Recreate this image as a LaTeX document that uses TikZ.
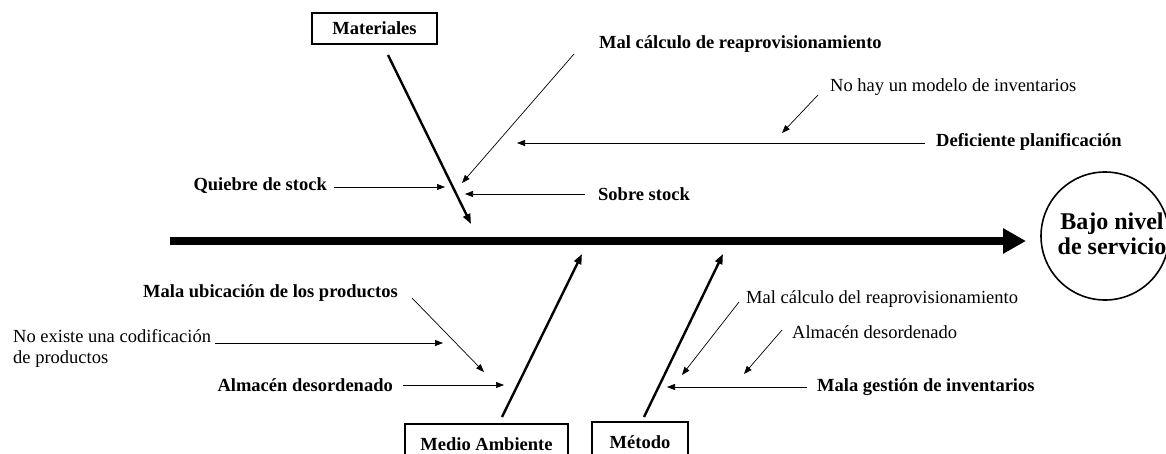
\documentclass[tikz,border=0pt]{standalone}
\usepackage{fontspec}
\setmainfont{Liberation Serif}
\usetikzlibrary{arrows.meta}
\tikzset{
  lblb/.style={font=\fontsize{18.5}{21}\selectfont\bfseries, inner sep=0pt},
  lblr/.style={font=\fontsize{18.5}{21}\selectfont, inner sep=0pt},
  thinarr/.style={-{Triangle[length=8pt,width=6pt]}, line width=0.7pt},
  bone/.style={-{Triangle[length=10pt,width=7.5pt]}, line width=2.4pt},
  catbox/.style={draw, line width=1.6pt, font=\fontsize{18.5}{21}\selectfont\bfseries, inner sep=0pt},
  spine/.style={-{Triangle[length=23pt,width=24pt]}, line width=7.5pt},
}
\begin{document}
\begin{tikzpicture}[x=1pt,y=-1pt]
\useasboundingbox (0,0) rectangle (1166,453);
\clip (0,0) rectangle (1166,453);

% effect
\node[draw, circle, line width=1.6pt, minimum size=128pt, inner sep=0pt] (effect) at (1105,236) {};
\node[font=\fontsize{24}{25}\selectfont\bfseries, align=center, inner sep=0pt] (effecttxt) at (1112,234) {Bajo nivel\\de servicio};

% spine
\coordinate (s0) at (170,241);
\coordinate (s1) at (1026,241);
\draw[spine] (s0) -- (s1);

% category boxes
\node[catbox, minimum width=125pt, minimum height=31pt] (mat) at (374.5,28.5) {Materiales};
\node[catbox, minimum width=163pt, minimum height=40pt] (medio) at (486.5,444) {Medio Ambiente};
\node[catbox, minimum width=96pt, minimum height=40pt] (metodo) at (640,442) {Método};

% bones
\coordinate (mat0) at (388,55);  \coordinate (mat1) at (471,224);
\coordinate (med0) at (502,417); \coordinate (med1) at (582,254);
\coordinate (met0) at (644,417); \coordinate (met1) at (723,254);
\draw[bone] (mat0) -- (mat1);
\draw[bone] (med0) -- (med1);
\draw[bone] (met0) -- (met1);

% Materiales causes
\node[lblb, anchor=west] (malcalc) at (599,44) {Mal cálculo de reaprovisionamiento};
\node[lblr, anchor=west] (nohay) at (830,87) {No hay un modelo de inventarios};
\node[lblb, anchor=west] (defic) at (936,142) {Deficiente planificación};
\node[lblb, anchor=east] (quiebre) at (327,186) {Quiebre de stock};
\node[lblb, anchor=west] (sobre) at (598,194) {Sobre stock};

\coordinate (a1s) at (574,54);  \coordinate (a1e) at (462,183);
\coordinate (a2s) at (818,95);  \coordinate (a2e) at (782,133);
\coordinate (a3s) at (925,143); \coordinate (a3e) at (517,143);
\coordinate (a4s) at (334,187); \coordinate (a4e) at (445,187);
\coordinate (a5s) at (585,194); \coordinate (a5e) at (465,194);
\draw[thinarr] (a1s) -- (a1e);
\draw[thinarr] (a2s) -- (a2e);
\draw[thinarr] (a3s) -- (a3e);
\draw[thinarr] (a4s) -- (a4e);
\draw[thinarr] (a5s) -- (a5e);

% Medio Ambiente causes
\node[lblb, anchor=east] (malub) at (398,293) {Mala ubicación de los productos};
\node[lblr, anchor=north west, align=left] (noex) at (13,329.5) {No existe una codificación\\de productos};
\node[lblb, anchor=east] (almA) at (393,385) {Almacén desordenado};

\coordinate (b1s) at (412,298); \coordinate (b1e) at (484,372);
\coordinate (b2s) at (215,343); \coordinate (b2e) at (443,343);
\coordinate (b3s) at (403,385); \coordinate (b3e) at (504,385);
\draw[thinarr] (b1s) -- (b1e);
\draw[thinarr] (b2s) -- (b2e);
\draw[thinarr] (b3s) -- (b3e);

% Metodo causes
\node[lblr, anchor=west] (malcd) at (746,299) {Mal cálculo del reaprovisionamiento};
\node[lblr, anchor=west] (almB) at (792,332) {Almacén desordenado};
\node[lblb, anchor=west] (malg) at (817,387) {Mala gestión de inventarios};

\coordinate (c1s) at (739,302); \coordinate (c1e) at (682,375);
\coordinate (c2s) at (782,330); \coordinate (c2e) at (744,374);
\coordinate (c3s) at (807,387); \coordinate (c3e) at (667,387);
\draw[thinarr] (c1s) -- (c1e);
\draw[thinarr] (c2s) -- (c2e);
\draw[thinarr] (c3s) -- (c3e);
\end{tikzpicture}
\end{document}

**What the exercise asks:**
Write the full listing out again with every line unchanged, but include no pictures.

**Exercise result:**
Recreate this image as a LaTeX document that uses TikZ.
\documentclass[tikz,border=0pt]{standalone}
\usepackage{fontspec}
\setmainfont{Liberation Serif}
\usetikzlibrary{arrows.meta}
\tikzset{
  lblb/.style={font=\fontsize{18.5}{21}\selectfont\bfseries, inner sep=0pt},
  lblr/.style={font=\fontsize{18.5}{21}\selectfont, inner sep=0pt},
  thinarr/.style={-{Triangle[length=8pt,width=6pt]}, line width=0.7pt},
  bone/.style={-{Triangle[length=10pt,width=7.5pt]}, line width=2.4pt},
  catbox/.style={draw, line width=1.6pt, font=\fontsize{18.5}{21}\selectfont\bfseries, inner sep=0pt},
  spine/.style={-{Triangle[length=23pt,width=24pt]}, line width=7.5pt},
}
\begin{document}
\begin{tikzpicture}[x=1pt,y=-1pt]
\useasboundingbox (0,0) rectangle (1166,453);
\clip (0,0) rectangle (1166,453);

% effect
\node[draw, circle, line width=1.6pt, minimum size=128pt, inner sep=0pt] (effect) at (1105,236) {};
\node[font=\fontsize{24}{25}\selectfont\bfseries, align=center, inner sep=0pt] (effecttxt) at (1112,234) {Bajo nivel\\de servicio};

% spine
\coordinate (s0) at (170,241);
\coordinate (s1) at (1026,241);
\draw[spine] (s0) -- (s1);

% category boxes
\node[catbox, minimum width=125pt, minimum height=31pt] (mat) at (374.5,28.5) {Materiales};
\node[catbox, minimum width=163pt, minimum height=40pt] (medio) at (486.5,444) {Medio Ambiente};
\node[catbox, minimum width=96pt, minimum height=40pt] (metodo) at (640,442) {Método};

% bones
\coordinate (mat0) at (388,55);  \coordinate (mat1) at (471,224);
\coordinate (med0) at (502,417); \coordinate (med1) at (582,254);
\coordinate (met0) at (644,417); \coordinate (met1) at (723,254);
\draw[bone] (mat0) -- (mat1);
\draw[bone] (med0) -- (med1);
\draw[bone] (met0) -- (met1);

% Materiales causes
\node[lblb, anchor=west] (malcalc) at (599,44) {Mal cálculo de reaprovisionamiento};
\node[lblr, anchor=west] (nohay) at (830,87) {No hay un modelo de inventarios};
\node[lblb, anchor=west] (defic) at (936,142) {Deficiente planificación};
\node[lblb, anchor=east] (quiebre) at (327,186) {Quiebre de stock};
\node[lblb, anchor=west] (sobre) at (598,194) {Sobre stock};

\coordinate (a1s) at (574,54);  \coordinate (a1e) at (462,183);
\coordinate (a2s) at (818,95);  \coordinate (a2e) at (782,133);
\coordinate (a3s) at (925,143); \coordinate (a3e) at (517,143);
\coordinate (a4s) at (334,187); \coordinate (a4e) at (445,187);
\coordinate (a5s) at (585,194); \coordinate (a5e) at (465,194);
\draw[thinarr] (a1s) -- (a1e);
\draw[thinarr] (a2s) -- (a2e);
\draw[thinarr] (a3s) -- (a3e);
\draw[thinarr] (a4s) -- (a4e);
\draw[thinarr] (a5s) -- (a5e);

% Medio Ambiente causes
\node[lblb, anchor=east] (malub) at (398,293) {Mala ubicación de los productos};
\node[lblr, anchor=north west, align=left] (noex) at (13,329.5) {No existe una codificación\\de productos};
\node[lblb, anchor=east] (almA) at (393,385) {Almacén desordenado};

\coordinate (b1s) at (412,298); \coordinate (b1e) at (484,372);
\coordinate (b2s) at (215,343); \coordinate (b2e) at (443,343);
\coordinate (b3s) at (403,385); \coordinate (b3e) at (504,385);
\draw[thinarr] (b1s) -- (b1e);
\draw[thinarr] (b2s) -- (b2e);
\draw[thinarr] (b3s) -- (b3e);

% Metodo causes
\node[lblr, anchor=west] (malcd) at (746,299) {Mal cálculo del reaprovisionamiento};
\node[lblr, anchor=west] (almB) at (792,332) {Almacén desordenado};
\node[lblb, anchor=west] (malg) at (817,387) {Mala gestión de inventarios};

\coordinate (c1s) at (739,302); \coordinate (c1e) at (682,375);
\coordinate (c2s) at (782,330); \coordinate (c2e) at (744,374);
\coordinate (c3s) at (807,387); \coordinate (c3e) at (667,387);
\draw[thinarr] (c1s) -- (c1e);
\draw[thinarr] (c2s) -- (c2e);
\draw[thinarr] (c3s) -- (c3e);
\end{tikzpicture}
\end{document}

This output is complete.